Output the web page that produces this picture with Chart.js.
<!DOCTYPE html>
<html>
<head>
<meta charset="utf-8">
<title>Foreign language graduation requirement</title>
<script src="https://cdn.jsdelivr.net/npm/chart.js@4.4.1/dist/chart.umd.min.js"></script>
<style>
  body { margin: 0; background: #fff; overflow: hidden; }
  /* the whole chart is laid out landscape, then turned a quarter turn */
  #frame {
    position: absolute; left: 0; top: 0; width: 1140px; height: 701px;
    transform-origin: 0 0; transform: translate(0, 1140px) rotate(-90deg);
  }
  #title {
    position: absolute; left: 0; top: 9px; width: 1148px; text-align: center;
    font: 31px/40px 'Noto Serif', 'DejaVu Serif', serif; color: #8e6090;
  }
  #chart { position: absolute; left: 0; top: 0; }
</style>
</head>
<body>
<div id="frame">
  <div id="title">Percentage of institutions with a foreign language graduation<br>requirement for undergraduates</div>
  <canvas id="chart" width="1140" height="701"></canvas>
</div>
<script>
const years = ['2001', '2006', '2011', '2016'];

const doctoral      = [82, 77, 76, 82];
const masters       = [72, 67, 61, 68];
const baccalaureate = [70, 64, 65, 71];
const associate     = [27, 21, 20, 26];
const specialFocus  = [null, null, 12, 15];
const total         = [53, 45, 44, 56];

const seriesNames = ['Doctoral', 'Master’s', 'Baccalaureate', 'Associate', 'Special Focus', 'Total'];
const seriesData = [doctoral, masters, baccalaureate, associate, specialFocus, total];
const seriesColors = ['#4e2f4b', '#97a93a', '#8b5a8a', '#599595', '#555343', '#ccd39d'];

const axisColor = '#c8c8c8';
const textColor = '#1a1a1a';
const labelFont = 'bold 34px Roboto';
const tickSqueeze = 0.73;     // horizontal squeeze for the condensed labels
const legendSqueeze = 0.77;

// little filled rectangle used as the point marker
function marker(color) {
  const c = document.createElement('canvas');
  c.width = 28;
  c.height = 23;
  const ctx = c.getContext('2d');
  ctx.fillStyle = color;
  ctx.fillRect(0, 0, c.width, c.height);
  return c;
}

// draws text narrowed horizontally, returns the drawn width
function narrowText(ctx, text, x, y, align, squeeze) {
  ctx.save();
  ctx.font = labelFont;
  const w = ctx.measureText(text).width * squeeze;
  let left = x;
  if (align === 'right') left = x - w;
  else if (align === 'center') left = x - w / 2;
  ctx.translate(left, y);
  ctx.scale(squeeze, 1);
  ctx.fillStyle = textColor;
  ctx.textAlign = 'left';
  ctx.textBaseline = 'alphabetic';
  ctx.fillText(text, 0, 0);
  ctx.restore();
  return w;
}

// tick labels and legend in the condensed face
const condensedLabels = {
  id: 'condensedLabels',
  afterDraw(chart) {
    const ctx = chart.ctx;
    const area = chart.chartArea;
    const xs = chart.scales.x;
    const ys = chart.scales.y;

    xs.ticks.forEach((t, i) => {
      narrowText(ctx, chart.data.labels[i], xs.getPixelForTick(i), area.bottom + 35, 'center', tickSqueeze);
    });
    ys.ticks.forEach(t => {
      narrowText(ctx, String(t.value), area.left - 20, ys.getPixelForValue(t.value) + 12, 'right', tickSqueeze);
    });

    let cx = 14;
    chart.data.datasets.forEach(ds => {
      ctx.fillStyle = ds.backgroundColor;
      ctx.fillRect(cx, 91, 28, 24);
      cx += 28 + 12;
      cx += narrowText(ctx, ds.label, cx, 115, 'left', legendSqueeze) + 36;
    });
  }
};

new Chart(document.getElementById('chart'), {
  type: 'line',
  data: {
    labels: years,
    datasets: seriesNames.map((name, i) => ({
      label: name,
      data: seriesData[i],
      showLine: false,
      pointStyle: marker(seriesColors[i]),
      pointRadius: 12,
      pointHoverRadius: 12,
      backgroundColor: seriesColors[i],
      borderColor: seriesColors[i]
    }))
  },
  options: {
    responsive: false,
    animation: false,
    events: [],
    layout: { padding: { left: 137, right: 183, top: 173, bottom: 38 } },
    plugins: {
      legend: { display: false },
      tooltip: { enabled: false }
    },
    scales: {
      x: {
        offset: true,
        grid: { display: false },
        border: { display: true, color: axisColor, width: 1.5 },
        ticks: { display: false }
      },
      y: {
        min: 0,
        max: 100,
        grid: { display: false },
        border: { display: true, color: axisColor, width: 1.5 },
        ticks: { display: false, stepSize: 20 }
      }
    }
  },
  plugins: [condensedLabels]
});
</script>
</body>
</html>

++++++++

**Given instruction**
From the data above, copy each line that has the string "with".

**Result of the exercise**
Output the web page that produces this picture with Chart.js.
  <div id="title">Percentage of institutions with a foreign language graduation<br>requirement for undergraduates</div>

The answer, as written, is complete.